Everything from the first line down to the line containing "import plotly.graph_objects as go" is to be retyped exactly, both ends included, with pictures left out.

****************

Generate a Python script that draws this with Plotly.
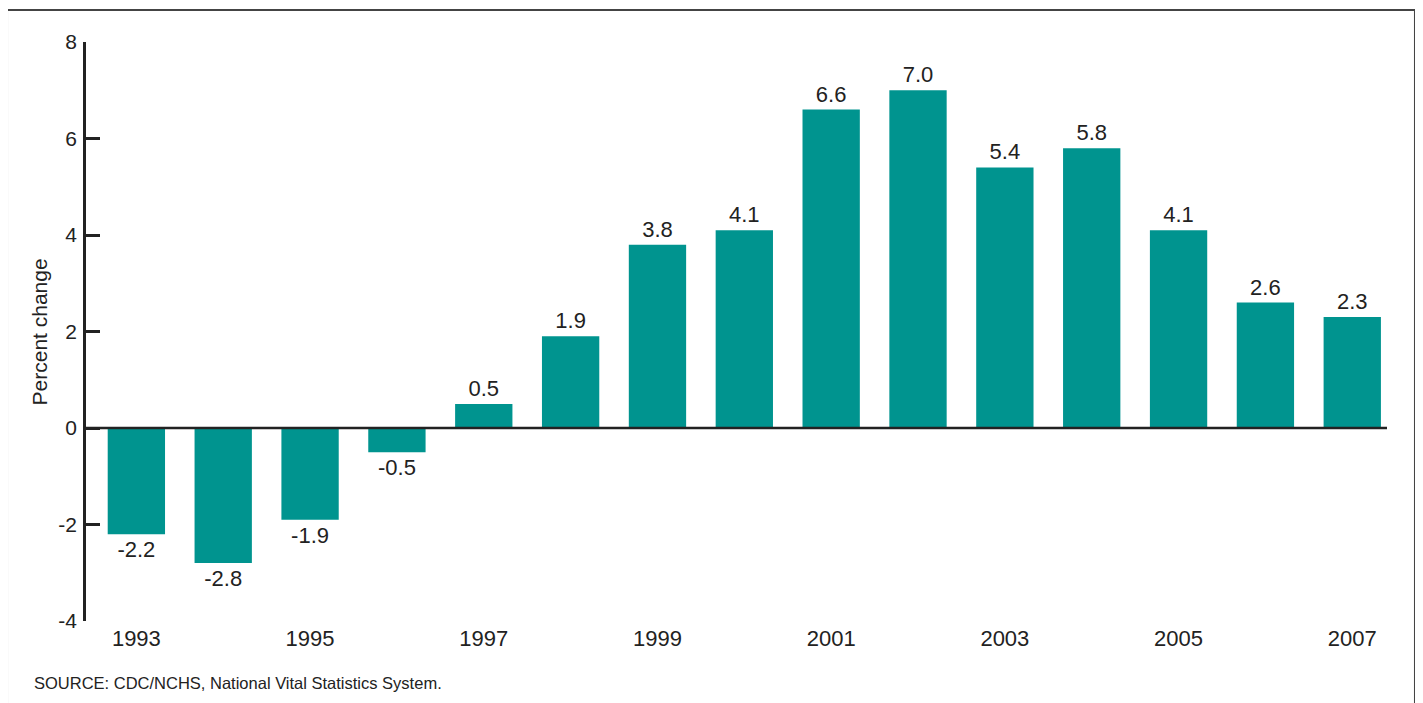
import plotly.graph_objects as go

years = list(range(1993, 2008))
values = [-2.2, -2.8, -1.9, -0.5, 0.5, 1.9, 3.8, 4.1, 6.6, 7.0, 5.4, 5.8, 4.1, 2.6, 2.3]
x_ticks = [1993, 1995, 1997, 1999, 2001, 2003, 2005, 2007]
y_ticks = [-4, -2, 0, 2, 4, 6, 8]

labels = [f"{v:.1f}" for v in values]
font = "Liberation Sans, Arial, sans-serif"

fig = go.Figure(go.Bar(
    x=years, y=values, width=0.66,
    marker=dict(color="#00948F", line=dict(width=0)),
    text=labels, textposition="outside", cliponaxis=False,
    textfont=dict(family=font, size=22, color="#222"),
))

# page body has an 8px margin, so the figure is offset by 8px
fig.update_layout(
    width=1415, height=695,
    margin=dict(l=78, r=36, t=34, b=82),
    plot_bgcolor="white", paper_bgcolor="white",
    showlegend=False,
    font=dict(family=font, color="#222"),
    xaxis=dict(range=[1992.42, 2007.4], tickvals=x_ticks, ticktext=[str(t) for t in x_ticks],
               showgrid=False, zeroline=False, showline=False, ticks="",
               tickfont=dict(size=22, color="#222"), ticklabelstandoff=2),
    yaxis=dict(range=[-4, 8], tickvals=y_ticks, ticktext=[str(t) for t in y_ticks],
               showgrid=False, zeroline=False, showline=True, linecolor="#222", linewidth=2.5,
               ticks="inside", ticklen=14, tickwidth=2.5, tickcolor="#222",
               tickfont=dict(size=21, color="#222"), ticklabelstandoff=2),
    shapes=[
        dict(type="line", xref="x", yref="y", x0=1992.42, x1=2007.4, y0=0, y1=0,
             line=dict(color="#222", width=2.5)),
        dict(type="rect", xref="paper", yref="paper", x0=-0.0607, x1=1.0215, y0=-0.3, y1=1.0553,
             line=dict(color="#444", width=2)),
    ],
    annotations=[
        dict(text="Percent change", xref="paper", yref="paper", x=-0.0354, y=0.5,
             textangle=-90, showarrow=False, font=dict(size=21, color="#222"),
             xanchor="center", yanchor="middle"),
        dict(text="SOURCE: CDC/NCHS, National Vital Statistics System.", xref="paper", yref="paper",
             x=(32 - 86) / 1301, y=-(683 - 621) / 579, xanchor="left", yanchor="middle",
             showarrow=False, font=dict(size=16.5, color="#222")),
    ],
)

fig.write_html("out.html")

****************

**Written response:**
Generate a Python script that draws this with Plotly.
import plotly.graph_objects as go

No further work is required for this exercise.